■ PROBLEM DESCRIPTION:
Omit the pictures and print exactly the lines of the listing below, starting at the first and ending at the line containing "import matplotlib.pyplot as plt".

■ DATA FOR PROCESSING:
_ _ _

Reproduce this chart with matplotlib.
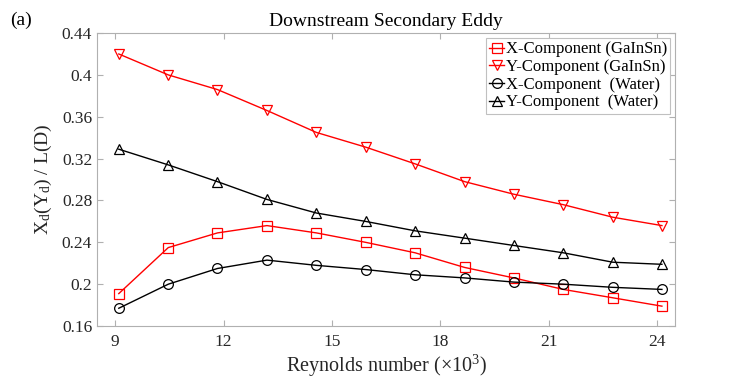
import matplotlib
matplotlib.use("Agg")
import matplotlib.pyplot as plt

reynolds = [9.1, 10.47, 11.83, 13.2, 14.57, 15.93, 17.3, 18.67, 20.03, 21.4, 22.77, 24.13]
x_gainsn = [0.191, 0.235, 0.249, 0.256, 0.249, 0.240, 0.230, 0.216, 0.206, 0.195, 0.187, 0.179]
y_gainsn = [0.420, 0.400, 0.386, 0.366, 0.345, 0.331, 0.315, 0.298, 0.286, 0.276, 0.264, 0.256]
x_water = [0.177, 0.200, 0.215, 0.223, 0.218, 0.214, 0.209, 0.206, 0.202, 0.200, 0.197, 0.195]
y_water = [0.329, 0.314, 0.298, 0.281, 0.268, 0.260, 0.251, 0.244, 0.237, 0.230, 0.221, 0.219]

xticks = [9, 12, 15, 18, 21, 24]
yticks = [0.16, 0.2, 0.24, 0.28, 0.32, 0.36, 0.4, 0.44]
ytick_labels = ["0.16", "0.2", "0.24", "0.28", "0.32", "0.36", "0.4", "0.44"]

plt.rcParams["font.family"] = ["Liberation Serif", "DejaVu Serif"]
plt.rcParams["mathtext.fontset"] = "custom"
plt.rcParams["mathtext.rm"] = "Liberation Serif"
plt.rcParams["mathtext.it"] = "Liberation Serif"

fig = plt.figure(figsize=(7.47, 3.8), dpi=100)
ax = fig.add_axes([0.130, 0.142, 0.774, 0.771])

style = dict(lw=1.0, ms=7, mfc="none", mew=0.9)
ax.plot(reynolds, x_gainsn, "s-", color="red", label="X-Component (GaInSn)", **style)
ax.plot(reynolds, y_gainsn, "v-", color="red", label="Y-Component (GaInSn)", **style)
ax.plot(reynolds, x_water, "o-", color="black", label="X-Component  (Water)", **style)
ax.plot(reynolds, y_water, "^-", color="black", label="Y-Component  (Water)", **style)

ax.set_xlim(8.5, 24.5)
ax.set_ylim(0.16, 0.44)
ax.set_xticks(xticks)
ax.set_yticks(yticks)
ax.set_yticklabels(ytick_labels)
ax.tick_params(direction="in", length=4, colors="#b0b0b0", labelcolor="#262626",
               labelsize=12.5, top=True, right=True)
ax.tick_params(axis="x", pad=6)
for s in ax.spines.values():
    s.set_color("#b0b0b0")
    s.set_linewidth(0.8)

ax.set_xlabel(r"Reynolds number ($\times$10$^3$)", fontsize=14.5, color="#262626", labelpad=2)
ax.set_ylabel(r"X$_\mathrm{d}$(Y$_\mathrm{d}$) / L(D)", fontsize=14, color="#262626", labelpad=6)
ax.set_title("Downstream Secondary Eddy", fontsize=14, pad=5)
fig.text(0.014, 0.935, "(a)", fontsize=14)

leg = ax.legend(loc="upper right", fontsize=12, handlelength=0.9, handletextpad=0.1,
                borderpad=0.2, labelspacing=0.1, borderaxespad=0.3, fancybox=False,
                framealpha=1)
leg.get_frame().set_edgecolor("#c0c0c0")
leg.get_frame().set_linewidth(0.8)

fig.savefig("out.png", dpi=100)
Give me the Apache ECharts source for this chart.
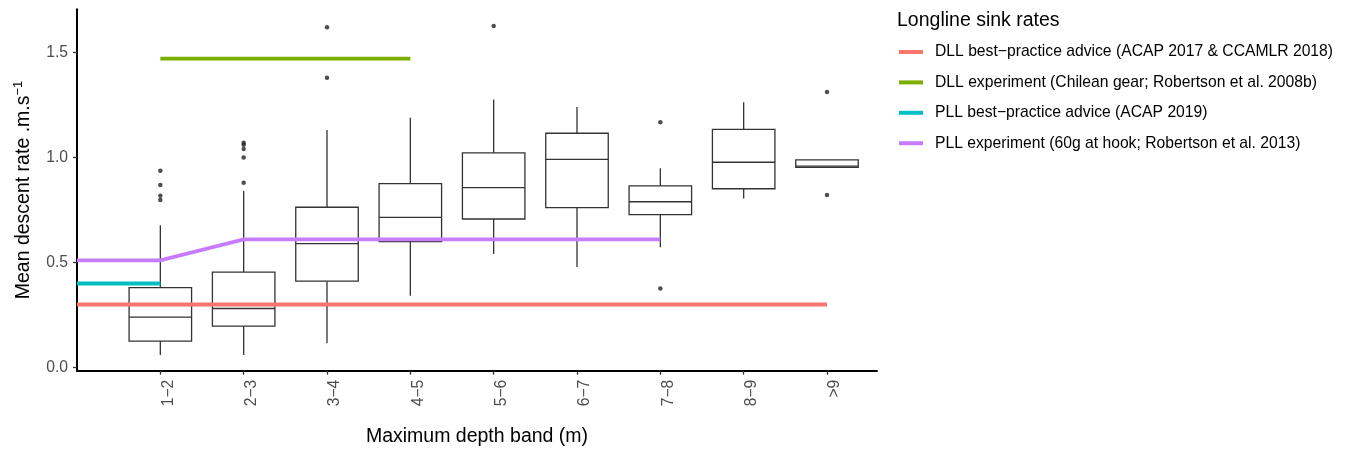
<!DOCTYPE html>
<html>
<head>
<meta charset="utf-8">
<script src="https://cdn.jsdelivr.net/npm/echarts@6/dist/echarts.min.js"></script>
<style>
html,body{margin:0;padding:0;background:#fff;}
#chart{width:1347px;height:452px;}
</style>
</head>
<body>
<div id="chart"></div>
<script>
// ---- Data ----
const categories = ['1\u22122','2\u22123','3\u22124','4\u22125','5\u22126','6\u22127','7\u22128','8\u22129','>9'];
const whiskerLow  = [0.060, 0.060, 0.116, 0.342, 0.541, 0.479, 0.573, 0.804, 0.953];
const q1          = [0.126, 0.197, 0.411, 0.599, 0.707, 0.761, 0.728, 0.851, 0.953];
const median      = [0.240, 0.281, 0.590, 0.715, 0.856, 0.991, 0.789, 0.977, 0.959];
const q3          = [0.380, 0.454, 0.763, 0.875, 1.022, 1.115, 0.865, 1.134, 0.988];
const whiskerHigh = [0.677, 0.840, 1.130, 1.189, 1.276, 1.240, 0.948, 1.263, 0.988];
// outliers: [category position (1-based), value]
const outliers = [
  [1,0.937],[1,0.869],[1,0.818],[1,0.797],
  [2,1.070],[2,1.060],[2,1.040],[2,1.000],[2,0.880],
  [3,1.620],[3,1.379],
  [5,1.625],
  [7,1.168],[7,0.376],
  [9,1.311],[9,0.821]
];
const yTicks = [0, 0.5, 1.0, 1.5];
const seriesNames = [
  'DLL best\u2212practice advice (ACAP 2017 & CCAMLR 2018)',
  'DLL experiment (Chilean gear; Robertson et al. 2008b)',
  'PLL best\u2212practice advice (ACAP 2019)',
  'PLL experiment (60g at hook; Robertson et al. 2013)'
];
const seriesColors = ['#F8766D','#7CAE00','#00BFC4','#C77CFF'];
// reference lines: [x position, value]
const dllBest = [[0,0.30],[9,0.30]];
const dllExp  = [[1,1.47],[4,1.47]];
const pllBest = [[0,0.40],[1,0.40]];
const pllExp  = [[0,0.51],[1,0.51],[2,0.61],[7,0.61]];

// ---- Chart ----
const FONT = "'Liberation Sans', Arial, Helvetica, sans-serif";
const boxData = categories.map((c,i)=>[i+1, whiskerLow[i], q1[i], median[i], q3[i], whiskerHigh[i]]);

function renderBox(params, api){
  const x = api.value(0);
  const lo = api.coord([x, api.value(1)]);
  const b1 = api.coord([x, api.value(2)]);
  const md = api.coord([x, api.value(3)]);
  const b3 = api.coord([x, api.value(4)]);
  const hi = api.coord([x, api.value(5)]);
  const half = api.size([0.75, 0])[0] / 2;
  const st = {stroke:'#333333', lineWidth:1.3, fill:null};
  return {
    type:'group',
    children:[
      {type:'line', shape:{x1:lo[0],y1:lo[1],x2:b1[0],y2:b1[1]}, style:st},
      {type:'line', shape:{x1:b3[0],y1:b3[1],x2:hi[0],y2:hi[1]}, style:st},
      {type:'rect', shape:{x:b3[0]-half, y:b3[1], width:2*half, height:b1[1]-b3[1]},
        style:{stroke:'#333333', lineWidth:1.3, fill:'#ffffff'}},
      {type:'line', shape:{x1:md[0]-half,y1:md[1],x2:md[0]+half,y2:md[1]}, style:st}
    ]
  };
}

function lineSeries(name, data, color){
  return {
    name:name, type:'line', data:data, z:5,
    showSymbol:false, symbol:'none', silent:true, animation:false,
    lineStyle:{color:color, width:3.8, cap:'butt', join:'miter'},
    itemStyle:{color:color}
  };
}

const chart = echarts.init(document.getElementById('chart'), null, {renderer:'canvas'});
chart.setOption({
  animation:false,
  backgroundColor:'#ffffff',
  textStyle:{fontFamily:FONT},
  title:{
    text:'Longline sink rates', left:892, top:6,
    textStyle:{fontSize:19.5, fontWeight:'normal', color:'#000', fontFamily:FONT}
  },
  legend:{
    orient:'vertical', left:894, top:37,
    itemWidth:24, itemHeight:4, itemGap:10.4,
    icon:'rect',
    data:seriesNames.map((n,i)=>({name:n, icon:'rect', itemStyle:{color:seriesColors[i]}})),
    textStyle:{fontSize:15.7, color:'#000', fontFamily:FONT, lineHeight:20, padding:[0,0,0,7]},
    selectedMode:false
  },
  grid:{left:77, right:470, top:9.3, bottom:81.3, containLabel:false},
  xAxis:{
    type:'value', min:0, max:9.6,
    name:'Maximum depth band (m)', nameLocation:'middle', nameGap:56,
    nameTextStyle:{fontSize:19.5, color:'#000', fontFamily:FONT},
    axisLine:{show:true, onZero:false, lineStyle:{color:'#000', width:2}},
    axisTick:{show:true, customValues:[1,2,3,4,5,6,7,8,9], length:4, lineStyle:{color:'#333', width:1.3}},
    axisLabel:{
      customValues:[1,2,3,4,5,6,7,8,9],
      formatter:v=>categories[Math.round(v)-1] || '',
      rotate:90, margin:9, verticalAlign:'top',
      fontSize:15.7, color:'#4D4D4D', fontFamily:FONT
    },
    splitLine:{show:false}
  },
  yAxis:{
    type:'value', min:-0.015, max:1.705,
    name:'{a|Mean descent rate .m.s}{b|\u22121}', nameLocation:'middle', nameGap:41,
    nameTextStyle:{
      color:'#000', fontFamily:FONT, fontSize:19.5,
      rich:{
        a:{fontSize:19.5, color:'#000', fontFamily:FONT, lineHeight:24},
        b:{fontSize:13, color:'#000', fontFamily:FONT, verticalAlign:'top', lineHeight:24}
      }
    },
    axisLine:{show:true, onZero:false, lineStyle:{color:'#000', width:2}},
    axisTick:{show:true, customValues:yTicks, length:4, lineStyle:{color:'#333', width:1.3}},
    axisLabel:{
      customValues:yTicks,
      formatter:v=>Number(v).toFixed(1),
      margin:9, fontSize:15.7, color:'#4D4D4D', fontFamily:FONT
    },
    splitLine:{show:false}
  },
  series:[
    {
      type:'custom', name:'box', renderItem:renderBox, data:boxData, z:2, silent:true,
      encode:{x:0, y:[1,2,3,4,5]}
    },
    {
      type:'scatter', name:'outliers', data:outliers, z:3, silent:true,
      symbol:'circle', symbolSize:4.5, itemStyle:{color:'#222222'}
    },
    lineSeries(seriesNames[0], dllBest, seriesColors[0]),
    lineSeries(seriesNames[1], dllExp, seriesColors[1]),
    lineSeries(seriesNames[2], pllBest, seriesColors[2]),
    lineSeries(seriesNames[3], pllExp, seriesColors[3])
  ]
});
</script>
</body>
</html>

_ _ _

■ CORRECT RESULT:
Reproduce this chart with matplotlib.
import matplotlib
matplotlib.use("Agg")
import matplotlib.pyplot as plt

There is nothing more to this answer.